Lee Vining, California

Lee Vining (formerly Leevining, Poverty Flat, and Lakeview)[4] is an unincorporated community and census-designated place (CDP)[2] in Mono County, California, United States.

US 395 leads northwest 25 miles (40 km) to Bridgeport, the Mono county seat, and southeast the same distance to the junction for Mammoth Lakes.

California State Route 120 climbs west from Lee Vining 12 miles (19 km) to the top of Tioga Pass, the east entrance to Yosemite National Park.

According to the United States Census Bureau, the Lee Vining CDP covers an area of 5.2 square miles (13 km2), 99.95% of it land and 0.05% of it water.

[1] Lee Vining, on the boundary between the Sierra Nevada and Great Basin ecoregions, has a transitional climate: warmer and drier than the mountains to the west but cooler and much snowier than the vast desert to the east.

Despite only getting 14 inches (360 mm) of water-equivalent precipitation annually, the town averages nearly 6 feet (1.8 m) of snow, sometimes falling as late as April or even May.

The economy of Lee Vining relies largely on tourism, since it is the closest town to the east entrance of Yosemite National Park, and is near other tourist destinations such as Mono Lake, the ghost town of Bodie, popular trout fishing destinations, and June Mountain and Mammoth Mountain ski areas and the June Lake recreational area.
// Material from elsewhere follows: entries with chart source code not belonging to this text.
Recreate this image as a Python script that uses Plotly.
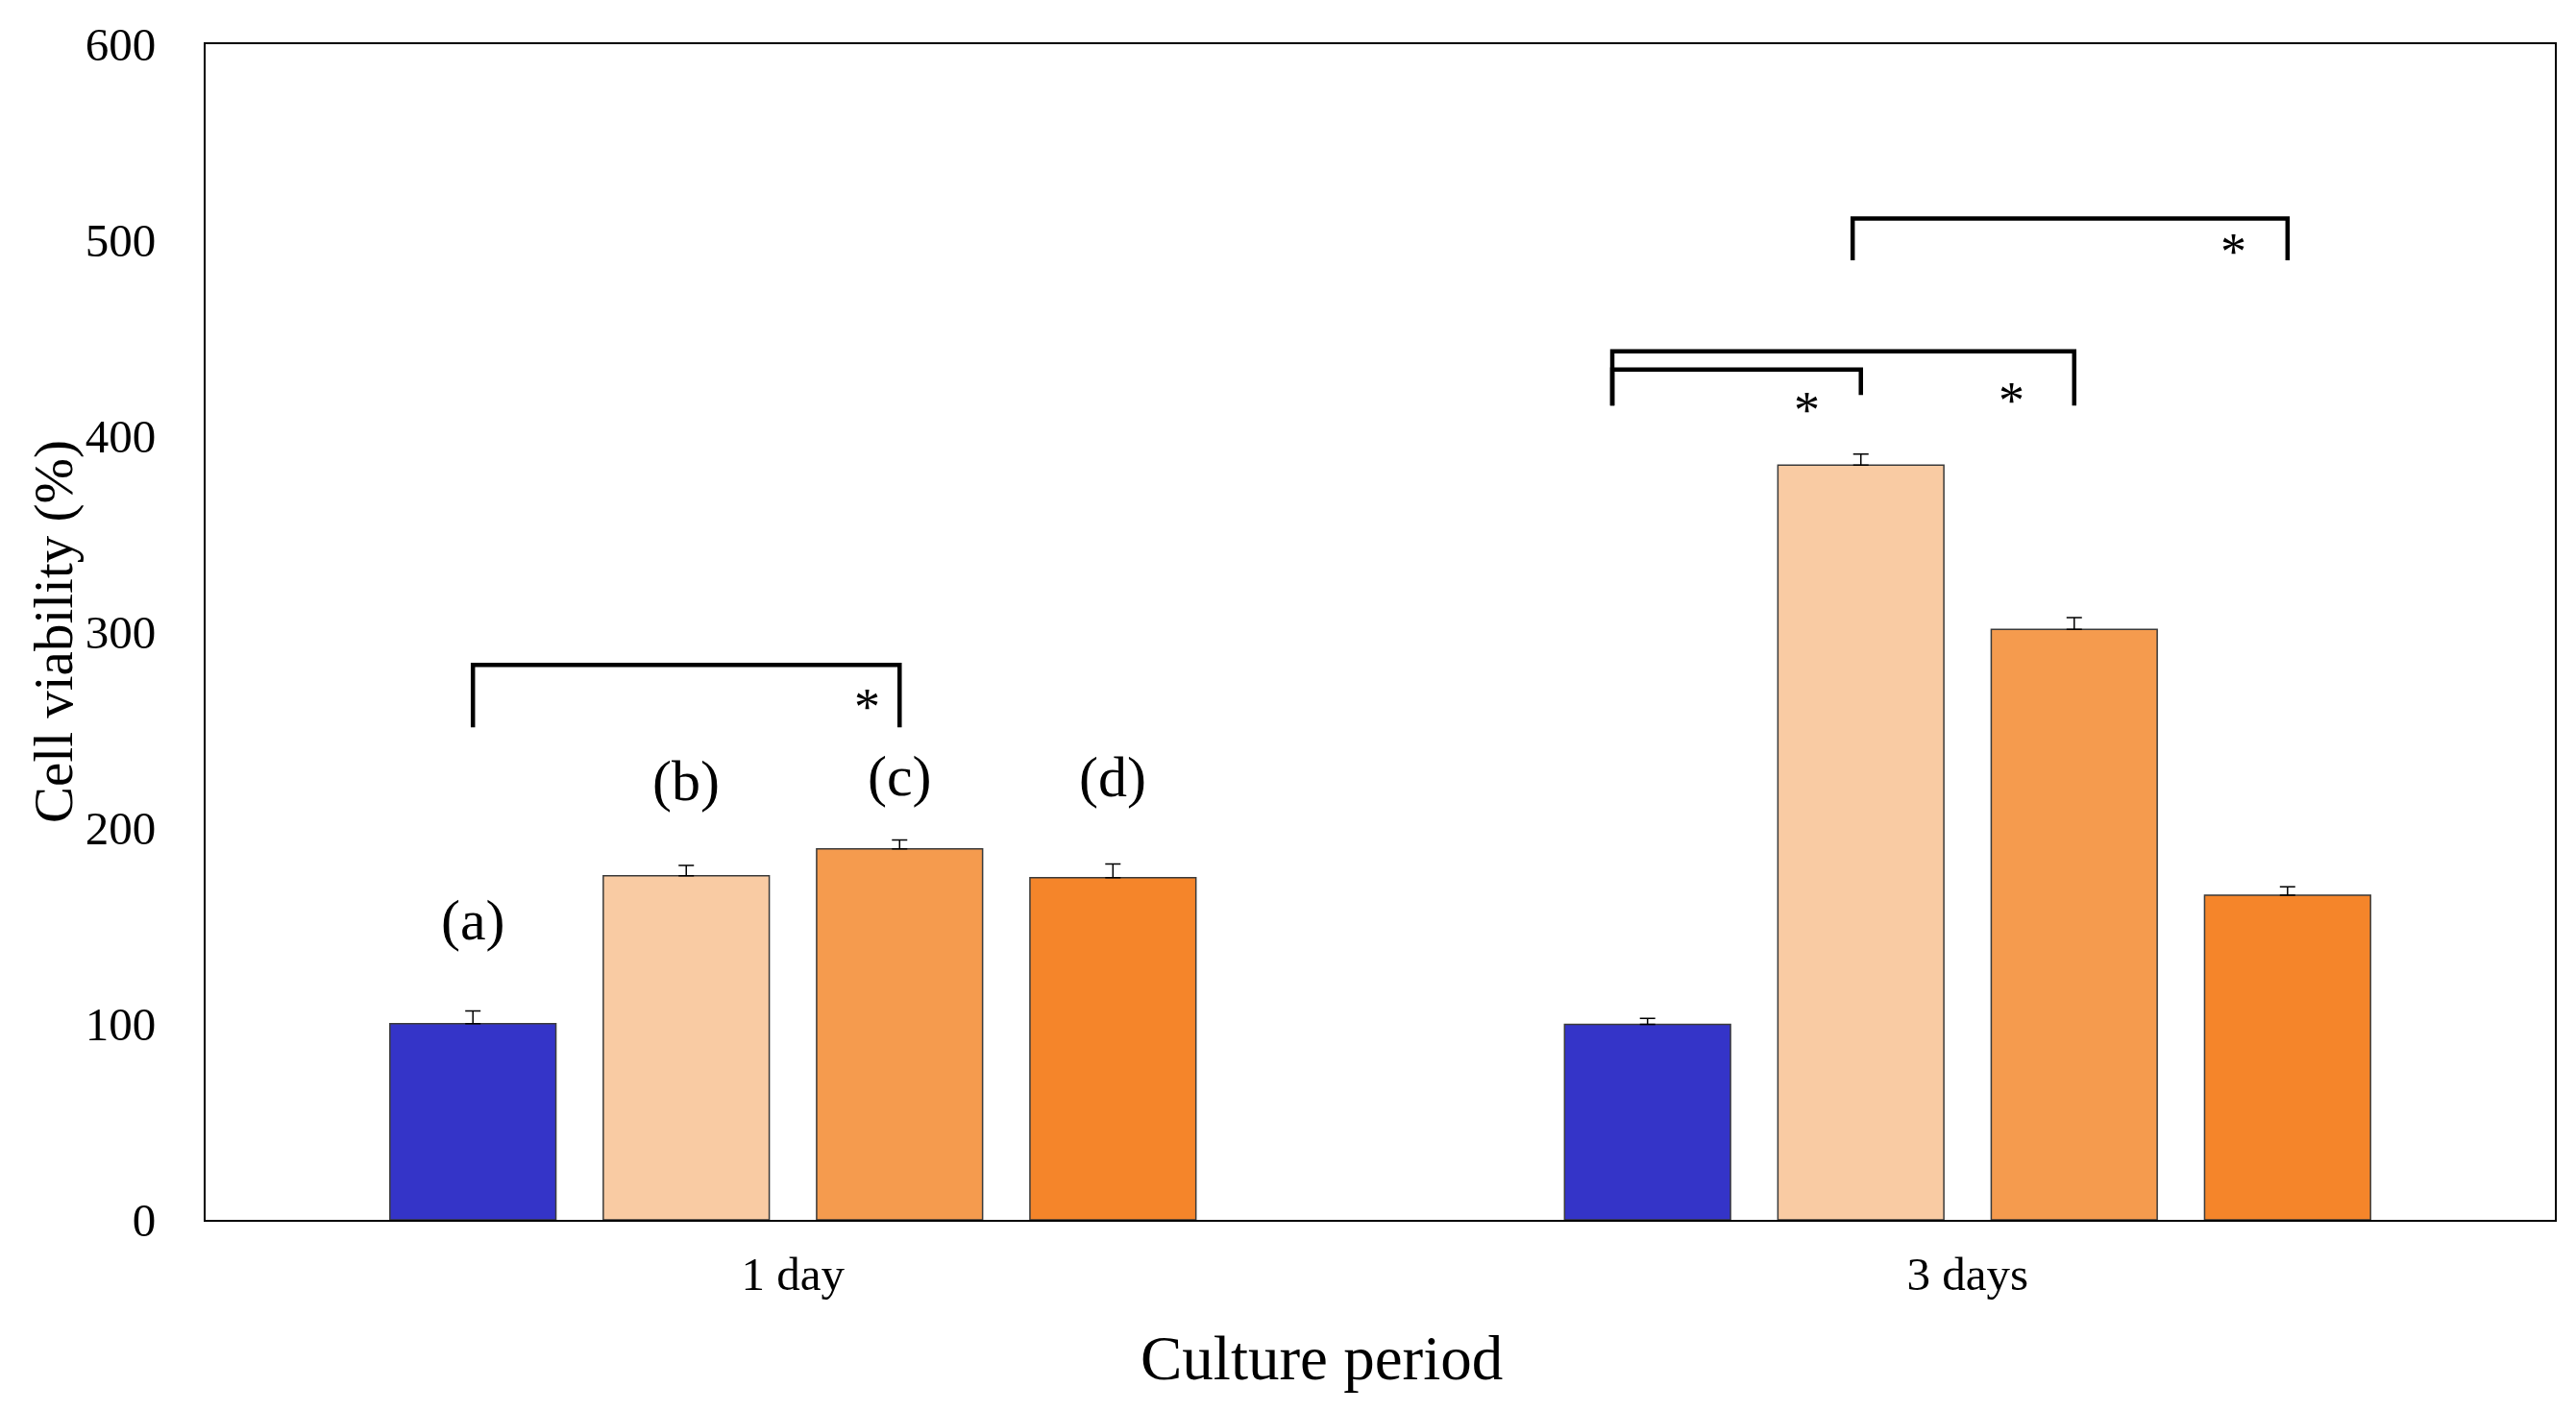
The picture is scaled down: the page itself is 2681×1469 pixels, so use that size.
import plotly.graph_objects as go

# culture periods on the x axis
periods = ["1 day", "3 days"]

# cell viability (%) per group, one value per period
group_names = ["(a)", "(b)", "(c)", "(d)"]
viab_a = [100.1, 99.8]
viab_b = [175.6, 385.2]
viab_c = [189.3, 301.3]
viab_d = [174.6, 165.7]
err_a = [6.5, 3.0]
err_b = [5.3, 5.6]
err_c = [4.6, 6.0]
err_d = [7.0, 4.3]
bar_colors = ["#3434C8", "#F9CBA3", "#F59B4E", "#F5852A"]

# group labels above the 1 day bars
label_y = [153.0, 224.0, 226.5, 226.0]

# significance brackets: period index, from bar, to bar, top, left foot, right foot, star y
brk_period = [0, 1, 1, 1]
brk_from = [0, 0, 0, 1]
brk_to = [2, 1, 2, 3]
brk_top = [283.2, 433.9, 443.2, 511.0]
brk_foot_l = [251.4, 415.6, 415.6, 489.7]
brk_foot_r = [251.4, 420.9, 415.6, 489.7]
brk_star_y = [262.0, 413.0, 418.0, 494.0]
brk_star_dx = [-0.028, -0.046, -0.053, -0.046]
brk_nudge_l = [0.0, -0.03, -0.03, -0.007]

BARGAP = 0.2735
GROUPGAP = 0.222
slot = (1 - BARGAP) / 4


def bar_x(period, i):
    return period + (i - 1.5) * slot


series = [viab_a, viab_b, viab_c, viab_d]
errors = [err_a, err_b, err_c, err_d]

fig = go.Figure()
for name, vals, errs, col in zip(group_names, series, errors, bar_colors):
    fig.add_trace(go.Bar(
        x=periods, y=vals, name=name,
        marker=dict(color=col, line=dict(color="#3a3a3a", width=1.5)),
        error_y=dict(type="data", array=errs, arrayminus=[0] * len(errs),
                     symmetric=False, color="black", thickness=1.5, width=8),
    ))

serif = "Liberation Serif, Times New Roman, serif"

# letter labels over the 1 day group
for i, name in enumerate(group_names):
    fig.add_annotation(x=bar_x(0, i), y=label_y[i], text=name, showarrow=False,
                       font=dict(family=serif, size=60, color="black"),
                       xref="x", yref="y")

# brackets with stars
for k in range(len(brk_period)):
    p = brk_period[k]
    x0 = bar_x(p, brk_from[k]) + brk_nudge_l[k]
    x1 = bar_x(p, brk_to[k])
    fig.add_trace(go.Scatter(
        x=[x0, x0, x1, x1],
        y=[brk_foot_l[k], brk_top[k], brk_top[k], brk_foot_r[k]],
        mode="lines", line=dict(color="black", width=4.5),
        xaxis="x2", showlegend=False, hoverinfo="skip",
    ))
    fig.add_annotation(x=x1 + brk_star_dx[k], y=brk_star_y[k], text="*",
                       showarrow=False,
                       font=dict(family=serif, size=54, color="black"),
                       xref="x2", yref="y")

# axis titles (the x title sits a bit left of centre in the original)
fig.add_annotation(text="Culture period", xref="paper", yref="paper",
                   x=0.4751, y=0, yshift=-144, showarrow=False,
                   xanchor="center", yanchor="middle",
                   font=dict(family=serif, size=65, color="black"))
fig.add_annotation(text="Cell viability (%)", xref="paper", yref="paper",
                   x=0, y=0.5, xshift=-158, showarrow=False, textangle=-90,
                   xanchor="center", yanchor="middle",
                   font=dict(family=serif, size=57, color="black"))

# the page body has an 8px margin, so the figure is a little smaller than the window
fig.update_layout(
    width=2673, height=1461,
    margin=dict(l=206, r=22, t=38, b=199),
    plot_bgcolor="white", paper_bgcolor="white",
    barmode="group", bargap=BARGAP, bargroupgap=GROUPGAP,
    showlegend=False,
    font=dict(family=serif, color="black"),
    xaxis=dict(
        type="category", categoryorder="array", categoryarray=periods,
        range=[-0.5, 1.5], showline=True, mirror=True, linecolor="black",
        linewidth=2, ticks="", showgrid=False, ticklabelstandoff=12,
        tickfont=dict(family=serif, size=49, color="black"),
    ),
    xaxis2=dict(overlaying="x", range=[-0.5, 1.5], visible=False),
    yaxis=dict(
        range=[0, 600], dtick=100, showline=True, mirror=True,
        linecolor="black", linewidth=2, ticks="", showgrid=False,
        zeroline=False, ticklabelstandoff=40,
        tickfont=dict(family=serif, size=49, color="black"),
    ),
)

fig.write_html("out.html")
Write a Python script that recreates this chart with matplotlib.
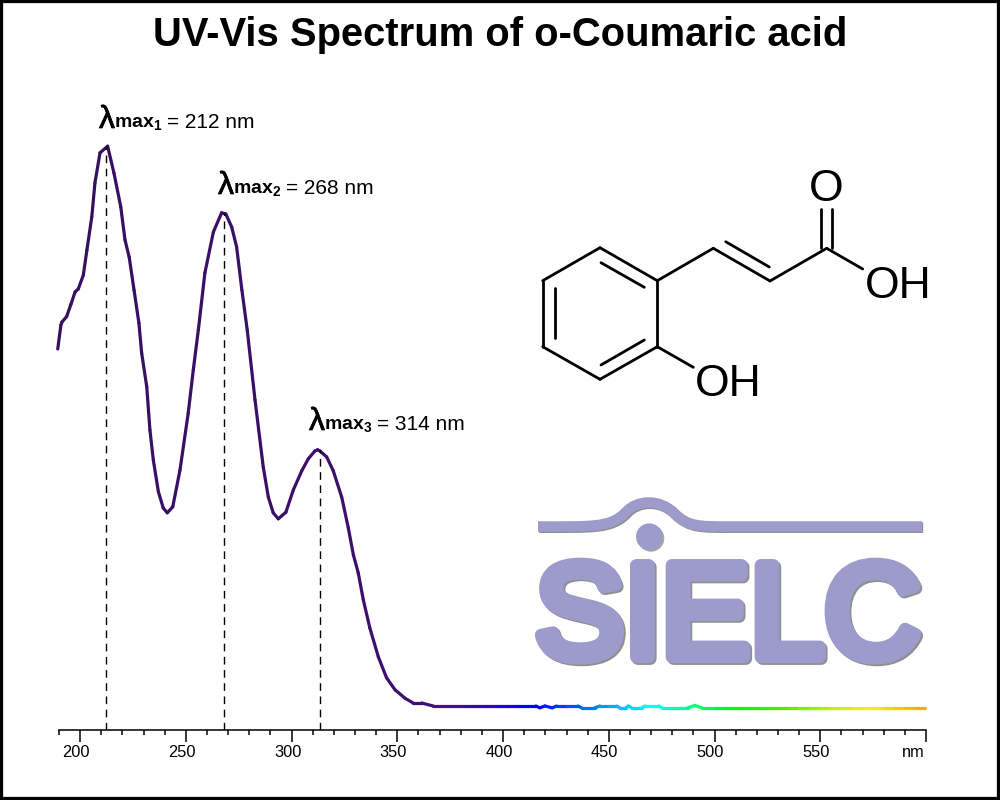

Although off-season tourism has increased in recent years, most tourists visit in the summer months because State Route 120 through Yosemite is often closed otherwise because of heavy snowfall in the winter.

The town is the site of the Upside-Down House, a distinctive local landmark built by silent film actress Nellie Bly O'Bryan.

[7] Also located in the town is the Whoa Nellie Deli, which was once described by the San Francisco Chronicle as "a misplaced Fellini set carved into the edge of the Mono Basin, dust devils skipping around in the distance like extras on the floor of Owens Valley.